Methinks the Turk should licence diurnals because he prohibits learning
and books. A library of diurnals is a wardrobe of frippery; 'tis a just
idea of a Limbo of the infants. I saw one once that could write with his
toes, by the same token I could have wished he had worn his copies for
socks; 'tis he without doubt from whom the diurnals derive their
pedigree, and they have a birthright accordingly, being shuffled out at
the bed's feet of history. To what infinite numbers an historian would
multiply should he crumble into elves of this profession? To supply this
smallness they are fain to join forces, so they are not singly but as
the custom is in a croaking committee. They tug at the pen like slaves
at the oar, a whole bank together; they write in the posture that the
Swedes gave fire in, over one another's heads. It is said there is more
of them go to a suit of clothes than to a _Britannicus;_ in this
polygamy the clothes breed and cannot determine whose issue is
lawfully begotten.
And here I think it were not amiss to take a particular how he is
accoutred, and so do by him as he in his Siquis for the wall-eyed mare,
or the crop flea-bitten, give you the marks of the beast. I begin with
his head, which is ever in clouts, as if the nightcap should make
affidavit that the brain was pregnant.
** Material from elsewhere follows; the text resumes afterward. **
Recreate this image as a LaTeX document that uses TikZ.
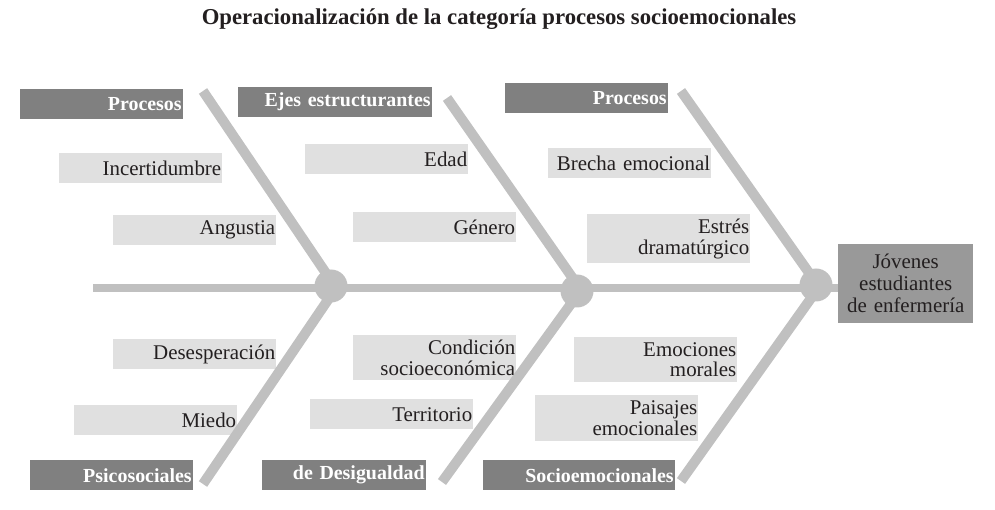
\documentclass[tikz,border=0pt]{standalone}
\usepackage{fontspec}
\setmainfont{Liberation Serif}
\definecolor{bone}{HTML}{C0C0C0}
\definecolor{catgray}{HTML}{808080}
\definecolor{causegray}{HTML}{E0E0E0}
\definecolor{headgray}{HTML}{999999}
\definecolor{ink}{HTML}{231F20}
\newcommand{\causefont}{\fontsize{21}{21}\selectfont}
\newcommand{\catfont}{\fontsize{20}{20}\selectfont\bfseries}
\newcommand{\titlefont}{\fontsize{22.8}{24}\selectfont\bfseries}
\begin{document}
\begin{tikzpicture}[x=1bp,y=-1bp,
  causebox/.style={fill=causegray, text=ink, font=\causefont, inner xsep=1bp, inner ysep=0pt,
    align=right, anchor=north west, minimum width=163bp, text width=161bp, minimum height=30bp},
  catbox/.style={fill=catgray, text=white, font=\catfont, inner xsep=1.5bp, inner ysep=0pt,
    align=right, anchor=north west, minimum height=30bp},
  headbox/.style={fill=headgray, text=ink, font=\fontsize{21}{22}\selectfont, inner sep=0pt,
    align=center, anchor=north west, minimum width=135bp, minimum height=79bp, text width=133bp},
  bonestyle/.style={draw=bone, line width=10bp},
  spinestyle/.style={draw=bone, line width=8.5bp},
  joint/.style={circle, fill=bone, inner sep=0pt, minimum size=33bp}
]
\useasboundingbox (0,0) rectangle (995,510);

% title
\node[font=\titlefont, text=ink, anchor=base] (title) at (499,25) {Operacionalización de la categoría procesos socioemocionales};

% category boxes
\node[catbox, minimum width=163bp, text width=160bp] (c1) at (20,89) {Procesos};
\node[catbox, minimum width=194bp, text width=191bp] (c2) at (238,87) {Ejes estructurantes};
\node[catbox, minimum width=163bp, text width=160bp] (c3) at (505,83) {Procesos};
\node[catbox, minimum width=163bp, text width=160bp] (c4) at (30,460) {Psicosociales};
\node[catbox, minimum width=164bp, text width=161bp] (c5) at (262,460) {de Desigualdad};
\node[catbox, minimum width=192bp, text width=189bp] (c6) at (483,460) {Socioemocionales};

% cause boxes
\node[causebox] (a1) at (59,153) {Incertidumbre};
\node[causebox] (a2) at (113,215) {Angustia};
\node[causebox] (b1) at (305,144) {Edad};
\node[causebox] (b2) at (353,212) {Género};
\node[causebox] (d1) at (548,148) {Brecha emocional};
\node[causebox, minimum height=49bp] (d2) at (587,214) {Estrés\\dramatúrgico};
\node[causebox] (e1) at (113,339) {Desesperación};
\node[causebox] (e2) at (74,405) {Miedo};
\node[causebox, minimum height=45bp] (f1) at (353,335) {Condición\\socioeconómica};
\node[causebox] (f2) at (310,399) {Territorio};
\node[causebox, minimum height=45bp] (g1) at (574,337) {Emociones\\morales};
\node[causebox, minimum height=46bp] (g2) at (535,395) {Paisajes\\emocionales};

% head
\node[headbox] (head) at (838,244) {Jóvenes\\estudiantes\\de enfermería};

% bone coordinates
\coordinate (tail) at (93,288);
\coordinate (v1) at (336,288);
\coordinate (v2) at (581,290);
\coordinate (v3) at (819,287);
\coordinate (u1) at (203,91);
\coordinate (u2) at (447,98);
\coordinate (u3) at (681,91);
\coordinate (l1) at (203,484);
\coordinate (l2) at (442,482);
\coordinate (l3) at (681,481);

% spine and bones
\draw[spinestyle] (tail) -- (tail -| head.west);
\draw[bonestyle] (u1) -- (v1);
\draw[bonestyle] (u2) -- (v2);
\draw[bonestyle] (u3) -- (v3);
\draw[bonestyle] (v1) -- (l1);
\draw[bonestyle] (v2) -- (l2);
\draw[bonestyle] (v3) -- (l3);

% joints
\node[joint] (j1) at (331,286) {};
\node[joint] (j2) at (577,291) {};
\node[joint] (j3) at (816,285) {};
\end{tikzpicture}
\end{document}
To what purpose doth the _Pia
Mater_ lie in so dully in her white formalities; sure she hath had hard
labour, for the brows have squeezed for it, as you may perceive by his
buttered bon-grace that film of a demicastor; 'tis so thin and unctuous
that the sunbeams mistake it for a vapour, and are like to cap him; so
it is right heliotrope, it creaks in the shine and flaps in the shade;
whatever it be I wish it were able to call in his ears.